— Понимаешь — это не то, что называется «бывать в гостях», — я приеду, а Дима наказан, стоит в углу: любит кататься на крыле отцовского бюро, а Петр Филиппович сердится. Ну, я сяду разбирать стихи, письма. Только Дима повернется украдкой — сострою ему этакую жа-алостливую физиономию. Мальчишке веселее (подумаешь, грех!). Другой раз мы с ним рисуем, пишем стихи, а то даже играем во дворе в лапту, «чижа», бабки или бегаем наперегонки. Бывает, что отец с матерью заняты своими делами или уходят. Я ведь их не связываю… Никогда не знаю, как и с кем проведу время, кого у них застану.

Вера немножко дулась, но ревновать было вроде не к чему.

Теперь равновесие восстановилось. Да вскоре и сам Придворов переехал на другую квартиру, и теперь уже вместе со своей женой Верой.
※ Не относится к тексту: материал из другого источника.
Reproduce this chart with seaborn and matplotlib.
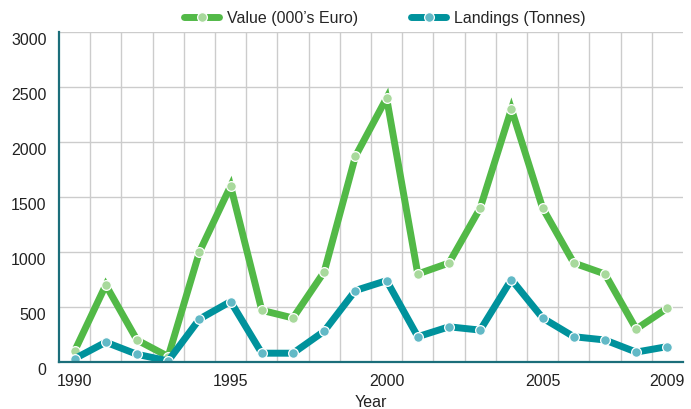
import numpy as np
import pandas as pd
import matplotlib
matplotlib.use("Agg")
import matplotlib.pyplot as plt
import matplotlib.transforms as mtransforms
import seaborn as sns

# Data
years = list(range(1990, 2010))
value_keur = [100, 700, 200, 50, 1000, 1600, 470, 400, 820, 1870,
              2400, 800, 900, 1400, 2300, 1400, 900, 800, 300, 490]
landings_t = [30, 180, 70, 10, 390, 550, 80, 80, 280, 650,
              740, 230, 320, 290, 750, 400, 230, 200, 90, 140]
tick_years = [1990, 1995, 2000, 2005, 2009]

GREEN = "#52b947"
GREEN_LIGHT = "#a8d99c"
TEAL = "#00929c"
TEAL_LIGHT = "#62b9c6"
SPINE = "#1b6e7a"
TEXT = "#222222"

df = pd.DataFrame({"Year": years, "Value": value_keur, "Landings": landings_t})

sns.set_style("white")
plt.rcParams["font.family"] = ["Liberation Sans", "DejaVu Sans"]

fig = plt.figure(figsize=(6.91, 4.10), dpi=100)
ax = fig.add_axes([59 / 691, 1 - 363 / 410, 624 / 691, 330 / 410])

line_kw = dict(linewidth=5, marker="o", markersize=7, markeredgecolor="white",
               markeredgewidth=0.9)
sns.lineplot(data=df, x="Year", y="Value", ax=ax, color=GREEN,
             markerfacecolor=GREEN_LIGHT, solid_joinstyle="miter",
             label="Value (000\u2019s Euro)", **line_kw)
sns.lineplot(data=df, x="Year", y="Landings", ax=ax, color=TEAL,
             markerfacecolor=TEAL_LIGHT, solid_joinstyle="round",
             label="Landings (Tonnes)", **line_kw)

ax.set_xlim(1989.5, 2009.5)
ax.set_ylim(0, 3000)
ax.set_xticks(tick_years)
ax.set_xticks(np.arange(1990.5, 2009.0, 1.0), minor=True)
ax.set_yticks(range(0, 3001, 500))
ax.grid(True, which="minor", axis="x", color="#cccccc", linewidth=1)
ax.grid(True, which="major", axis="y", color="#cccccc", linewidth=1)
ax.set_axisbelow(True)

for side in ["top", "right"]:
    ax.spines[side].set_visible(False)
for side in ["left", "bottom"]:
    ax.spines[side].set_color(SPINE)
    ax.spines[side].set_linewidth(1.6)

ax.tick_params(axis="both", which="both", length=0, labelsize=11.5, colors=TEXT)
ax.tick_params(axis="y", pad=9)
ax.tick_params(axis="x", pad=8)

# y labels sit a little below their grid lines
offset = mtransforms.ScaledTranslation(0, -6 / 100, fig.dpi_scale_trans)
for lbl in ax.get_yticklabels():
    lbl.set_transform(lbl.get_transform() + offset)

ax.set_xlabel("Year", fontsize=11.5, color=TEXT, labelpad=4)
ax.set_ylabel("")

ax.legend(loc="center", bbox_to_anchor=(385 / 691, 1 - 19 / 410),
          bbox_transform=fig.transFigure, ncol=2, frameon=False, fontsize=11.5,
          handlelength=2.2, handletextpad=0.5, columnspacing=3.3)

fig.savefig("out.png", dpi=100)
Его прежние адреса оказались перечеркнутыми в записной книжке Мельшина, озаглавленной «Поэты «Русскою богатства». Эта книжка и сейчас хранится в рукописных фондах Пушкинского дома: на листке под литерой «П» можно прочитать перечеркнутые карандашом адреса Ефима Алексеевича Придворова: Николаевская, 12, кв. 23; Садовая 14, кв. 16. В книжке почему-то не появилось новой записи — Пушкинская, 3; но удивительно не это (какая-то случайность), а то, что, будучи по-прежнему привязанным к Петру Филипповичу, Придворов не закрепился в редакции «Русского богатства» как автор.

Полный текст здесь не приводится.